Product Squads

The Benefits and Basics of Product Squads

A product squad is a small, cross-functional team that is self-organized. Its members plan and work together for long-term goals and have end-to-end responsibilities. Product squads are a relatively new approach to product development. They make the most of the strengths and skills of its members to deliver the best quality or results.

Agile Methodology and the Product Squad Model

Agile has become the preferred methodology in many software companies today. Development teams find it more flexible and helpful to their work than the traditional Waterfall methodology.

Product squads emanate from a modification of the Agile methodology. They represent an attempt to make things run even more efficiently. The successful use of the model by Spotify helped to make it an interesting proposition for many other companies.

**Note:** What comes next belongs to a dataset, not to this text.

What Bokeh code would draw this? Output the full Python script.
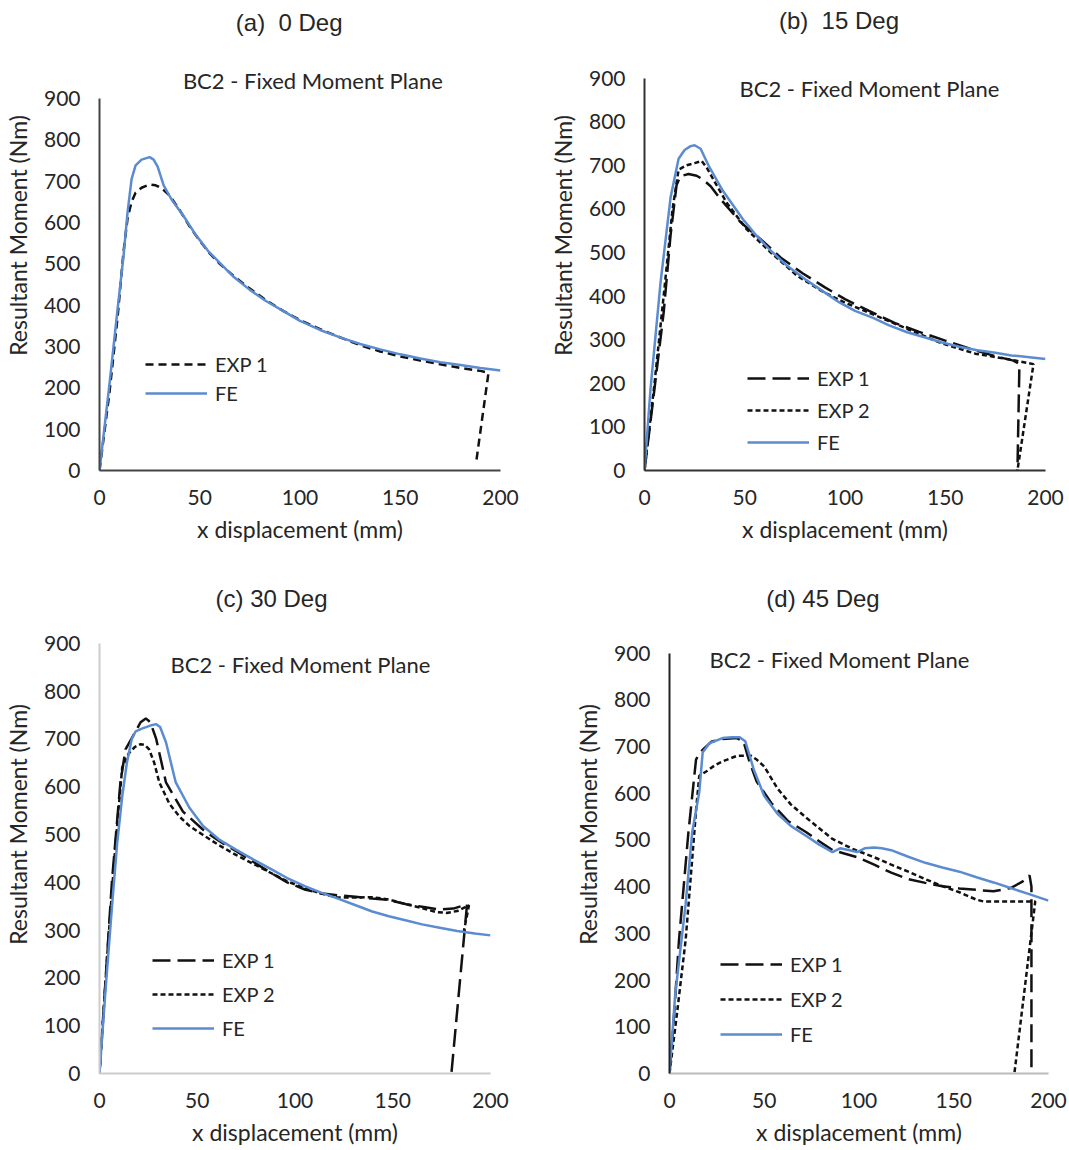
from bokeh.plotting import figure
from bokeh.layouts import column, row
from bokeh.models import Range1d, Label, Legend, LegendItem, FixedTicker
from bokeh.embed import file_html
from bokeh.resources import INLINE

# ---------------- data ----------------
x_ticks = [0, 50, 100, 150, 200]
y_ticks = [0, 100, 200, 300, 400, 500, 600, 700, 800, 900]

# (a) 0 Deg
a_exp1_x = [0, 5, 9, 12, 14, 16, 18, 21, 25, 28, 31, 35, 40, 45, 50, 55, 60, 67, 75, 83, 92, 100, 110, 120, 130, 140, 150, 160, 170, 180, 190, 194, 188]
a_exp1_y = [0, 190, 370, 530, 610, 650, 672, 684, 692, 690, 683, 665, 630, 590, 556, 525, 500, 470, 440, 412, 385, 364, 342, 322, 303, 288, 276, 266, 257, 248, 241, 236, 25]
a_fe_x = [0, 5, 9, 12, 14, 16, 18, 21, 25, 27, 29, 32, 36, 42, 48, 54, 60, 67, 75, 83, 92, 100, 110, 120, 130, 140, 150, 160, 170, 180, 190, 200]
a_fe_y = [0, 210, 390, 520, 625, 705, 738, 752, 758, 752, 735, 690, 655, 615, 570, 532, 502, 468, 437, 410, 385, 362, 340, 322, 306, 293, 281, 271, 262, 255, 248, 242]

# (b) 15 Deg
b_exp1_x = [0, 4, 9.6, 13, 16, 18, 22, 26, 29, 33, 38, 48, 59, 68, 79, 90, 100, 112, 125, 137, 150, 162, 175, 184, 187, 186]
b_exp1_y = [0, 150, 364, 540, 655, 675, 680, 676, 668, 652, 622, 569, 526, 488, 452, 420, 393, 366, 338, 318, 298, 280, 262, 252, 244, 0]
b_exp2_x = [0, 5, 10, 14, 17, 21, 25, 28.5, 31, 34.4, 41, 51, 63, 76, 89, 100, 114, 131, 148, 165, 183, 194, 186]
b_exp2_y = [0, 200, 420, 600, 690, 700, 705, 710, 695, 667, 614, 553, 500, 447, 410, 385, 358, 325, 292, 268, 254, 244, 0]
b_fe_x = [0, 3, 8, 13, 17, 20, 23, 25, 28, 32, 39, 49, 56, 63, 71, 80, 90, 97, 105, 114, 122, 131, 140, 148, 157, 166, 175, 183, 192, 200]
b_fe_y = [0, 187, 431, 626, 715, 735, 744, 746, 738, 699, 642, 577, 538, 504, 470, 439, 408, 386, 366, 350, 333, 317, 305, 294, 284, 276, 270, 264, 260, 256]

# (c) 30 Deg
c_exp1_x = [0, 3, 6.4, 10.7, 13.3, 18.5, 21, 23.7, 26, 29, 34, 42.7, 53, 61, 70, 79, 88, 96, 105, 113, 122, 131, 139.5, 148, 157, 165, 174, 181, 188, 180]
c_exp1_y = [0, 190, 404, 609, 678, 716, 735, 743, 735, 700, 609, 548, 510, 487, 465, 442, 419, 400, 385, 377, 373, 370, 366, 363, 354, 349, 343, 345, 354, 0]
c_exp2_x = [0, 4, 8, 11.6, 15, 18, 21, 23, 25.4, 28, 30.6, 35.8, 41, 46, 53, 61, 70, 79, 88, 96, 105, 113, 122, 131, 139.5, 148, 157, 165, 172, 177.5, 183, 189, 186]
c_exp2_y = [0, 250, 470, 640, 670, 683, 689, 688, 678, 650, 609, 564, 537, 518, 499, 478, 457, 438, 419, 402, 388, 377, 368, 368, 369, 364, 354, 346, 338, 336, 340, 352, 290]
c_fe_x = [0, 3, 6.4, 9, 11.6, 14, 16.5, 18.5, 22, 26, 29, 31, 34, 39, 46, 53, 61, 70, 79, 88, 96, 105, 113, 122, 131, 139.5, 148, 157, 165, 174, 183, 192, 200]
c_fe_y = [0, 170, 350, 480, 579, 650, 700, 716, 722, 728, 731, 725, 693, 609, 556, 518, 490, 468, 447, 427, 409, 392, 379, 366, 352, 339, 329, 320, 312, 305, 298, 293, 289]

# (d) 45 Deg
d_exp1_x = [0, 2, 5, 10, 14, 15.7, 18, 22, 28, 35.6, 39, 42, 46, 53.7, 62.7, 72, 79, 86, 99, 108, 117, 126, 135, 144, 153, 162, 171, 180, 186, 190, 191, 191]
d_exp1_y = [0, 100, 285, 517, 672, 685, 695, 710, 716, 718, 711, 670, 625, 579, 540, 517, 497, 478, 463, 447, 430, 416, 408, 401, 396, 393, 390, 397, 410, 424, 400, 0]
d_exp2_x = [0, 4, 8.5, 12, 14, 15.7, 20, 24, 28, 35.6, 43, 46, 50, 57, 64, 72, 79, 86, 97, 108, 117, 126, 135, 144, 153, 162, 166, 175, 184, 193, 182]
d_exp2_y = [0, 130, 285, 460, 563, 637, 648, 660, 668, 680, 680, 672, 657, 610, 576, 548, 525, 502, 480, 463, 447, 432, 416, 401, 388, 372, 368, 368, 368, 368, 0]
d_fe_x = [0, 3, 8.5, 12, 15.7, 17.5, 21, 28, 33, 37, 40, 44.6, 50, 57, 64, 72, 79, 86, 90, 95, 99, 103, 108, 112, 117, 126, 135, 144, 153, 162, 171, 180, 189, 200]
d_fe_y = [0, 169, 362, 517, 602, 687, 707, 718, 720, 720, 711, 649, 594, 556, 530, 509, 490, 474, 482, 478, 474, 482, 484, 482, 478, 464, 451, 441, 432, 420, 409, 397, 385, 370]

panel_titles = ["(a)\u00a0 0 Deg", "(b)\u00a0 15 Deg", "(c) 30 Deg", "(d) 45 Deg"]
inner_title = "BC2 - Fixed Moment Plane"
x_label = "x displacement (mm)"
y_label = "Resultant Moment (Nm)"

# ---------------- styling ----------------
FE_COLOR = "#5B8BD0"
EXP_COLOR = "#111111"
TICK_FONT = "Lato"
TITLE_FONT = "Liberation Sans"
TXT = "#262626"


def make_panel(width, height, borders, y_top, ycol, xcol, ptitle, ptitle_xy, ititle_xy,
               series, leg_loc, leg_spacing):
    bl, br, bb = borders
    p = figure(width=width, height=height, x_range=Range1d(0, 200), y_range=Range1d(0, y_top),
               output_backend="svg", toolbar_location=None,
               min_border_left=bl, min_border_right=br, min_border_top=0, min_border_bottom=bb)
    p.grid.visible = False
    p.outline_line_color = None
    p.background_fill_color = "white"
    p.border_fill_color = "white"

    p.xaxis.ticker = FixedTicker(ticks=x_ticks)
    p.yaxis.ticker = FixedTicker(ticks=y_ticks)
    p.yaxis.bounds = (0, 900)
    for ax, col in ((p.xaxis, xcol), (p.yaxis, ycol)):
        ax.axis_line_color = col
        ax.axis_line_width = 2
        ax.major_tick_line_color = None
        ax.minor_tick_line_color = None
        ax.major_label_text_font = TICK_FONT
        ax.major_label_text_font_size = "21px"
        ax.major_label_text_color = TXT
        ax.axis_label_text_font = TICK_FONT
        ax.axis_label_text_font_size = "23px"
        ax.axis_label_text_font_style = "normal"
        ax.axis_label_text_color = TXT
    p.xaxis.axis_label = x_label
    p.yaxis.axis_label = y_label
    p.xaxis.major_label_standoff = 13
    p.xaxis.axis_label_standoff = 7
    p.yaxis.major_label_standoff = 13
    p.yaxis.axis_label_standoff = 9

    items = []
    for name, xs, ys, dash, color in series:
        r = p.line(xs, ys, line_color=color, line_width=2.5, line_dash=dash)
        items.append(LegendItem(label=name, renderers=[r]))
    leg = Legend(items=items, location=leg_loc, padding=0, margin=0, spacing=leg_spacing,
                 glyph_width=62, glyph_height=20, label_height=20, label_standoff=8,
                 border_line_color=None, background_fill_alpha=0,
                 label_text_font=TICK_FONT, label_text_font_size="20px", label_text_color=TXT)
    p.add_layout(leg, "center")

    p.add_layout(Label(x=ptitle_xy[0], y=ptitle_xy[1], text=ptitle, text_align="center",
                       text_baseline="middle", text_font=TITLE_FONT, text_font_size="24px",
                       text_color=TXT))
    p.add_layout(Label(x=ititle_xy[0], y=ititle_xy[1], text=inner_title, text_align="center",
                       text_baseline="middle", text_font=TICK_FONT, text_font_size="22px",
                       text_color=TXT))
    return p


DASH_A = "8 5"
DASH_L = "18 7"
DASH_S = "5 3"

pa = make_panel(535, 575, (94, 35, 105), 1137, "#444444", "#444444", panel_titles[0], (94.6, 1084), (106.4, 943),
                [("EXP 1", a_exp1_x, a_exp1_y, DASH_A, EXP_COLOR),
                 ("FE", a_fe_x, a_fe_y, "solid", FE_COLOR)], (46, 65), 5)
pb = make_panel(534, 575, (109, 24, 102), 1078, "#333333", "#333333", panel_titles[1], (97, 1032), (112.2, 877),
                [("EXP 1", b_exp1_x, b_exp1_y, DASH_L, EXP_COLOR),
                 ("EXP 2", b_exp2_x, b_exp2_y, DASH_S, EXP_COLOR),
                 ("FE", b_fe_x, b_fe_y, "solid", FE_COLOR)], (103, 16), 8)
pc = make_panel(535, 575, (99, 45, 77), 1042, "#cccccc", "#cccccc", panel_titles[2], (88, 994), (102.8, 856),
                [("EXP 1", c_exp1_x, c_exp1_y, DASH_L, EXP_COLOR),
                 ("EXP 2", c_exp2_x, c_exp2_y, DASH_S, EXP_COLOR),
                 ("FE", c_fe_x, c_fe_y, "solid", FE_COLOR)], (53, 33), 10)
pd = make_panel(534, 575, (134, 21, 73), 1066, "#222222", "#bbbbbb", panel_titles[3], (81, 1017), (89.7, 887),
                [("EXP 1", d_exp1_x, d_exp1_y, DASH_L, EXP_COLOR),
                 ("EXP 2", d_exp2_x, d_exp2_y, DASH_S, EXP_COLOR),
                 ("FE", d_fe_x, d_fe_y, "solid", FE_COLOR)], (51, 27), 11)

layout = column(row(pa, pb), row(pc, pd))
open("out.html", "w").write(file_html(layout, INLINE))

A squad usually consists of no more than eight members, including a Product Owner and developers and these squads are setup with autonomy. They does not take on projects assigned to the team – rather the team is responsible for its own work, in order to achieve a desired outcome. Each is free to determine what it needs to work on and how to successfully execute, according to their mission.

While autonomous, product squads do not work completely in isolation. Their work must remain aligned with the overall strategy and priorities of their companies. For Spotify, the idea is to be autonomous, but not to sub-optimize.

Why Product Squads Are Appealing for Development


Working with product squads can help to get things done faster – this is in part due to the autonomy.

Another reason is that these small teams are not a temporary arrangement.  This allows teams to ‘mesh’ and become more efficient in working together.

Increased knowledge

The product squad model allows members to develop greater expertise. Everyone has an opportunity to experience or take part in all aspects of work. It becomes easier to transfer and retain knowledge that can help for future work.

The Product Owner, developers, designers, and other professionals all plan and do things together. This gives each one an opportunity to learn more about what the others do. A product owner, for instance, can get a better idea of what developers can do to help achieve targeted outcomes.


The autonomy that product squads enjoy also motivates members to give in their best. This suggests that a company trusts the team to allow them to work without much interference. Squad members may see this as a challenge to see how well they can fare when allowed a free hand.

There are proofs showing that motivated people deliver the best results. This model not only increases motivation but preserves it in that members aren’t taken elsewhere when a closely-knit unit is being formed.

Silo risk mitigation

ThoughtWorks’ Sriram Narayan makes an argument for working more in a product-mode against a projects-mode. The latter involves having temporary teams with a fixed outcome while the former entails having teams working continuously to attain targeted business goals.

There are silos involved in both modes, including design, development, testing, and order management. Projects have activity-oriented silos, but products have outcome-oriented ones. Extra silos have their risks, although these reduce when they are outcome-oriented.

Product squads offer a means of further reducing the risk of new knowledge silos when working in product-mode. They make possible the setting up of teams in functional areas of a company’s product line. The model guards against a person being only knowledgeable about their particular area.

How the Product Squad Model Works

Although it now uses the squad approach, Spotify has been and still is an Agile company. It used the Scrum framework and only relaxed some of its requirements and made some changes for the current method.

The digital music service decided to make certain Scrum practices, roles, and artifacts optional. Its Scrum team gave way to squads and it replaced the Scrum Master with an Agile Coach, a role that demands being a servant-leader more. To the company, being agile is more than adhering to a framework.

What Spotify had in mind with its squads was to promote cross-pollination and reduce strict standardization. It wanted to support a culture of sharing and collaboration. Squads are created when an area seems to be too big for a single team to handle well enough. These together make up a tribe. Each squad has its specific outcomes within this structure.

The model, as practiced by Spotify, also defines chapters and guild. A chapter is a group formed on the basis of competencies, such as web development or quality assistance. A guild, on the other hand, is a community of interest in the organization in which anyone can take part for knowledge sharing.  For example, a guild might form around the topic of machine learning, and meet periodically to share learnings.

The product squad model is well suited for building more knowledgeable and better-aligned teams that get things done more rapidly. However, it won’t work for every organization. It may, for instance, not be suitable for companies offering multiple complex and inter-connected products.  It also requires a certain amount of seniority in the team to take accountability for proactively getting things done and pushing toward outcomes on its own.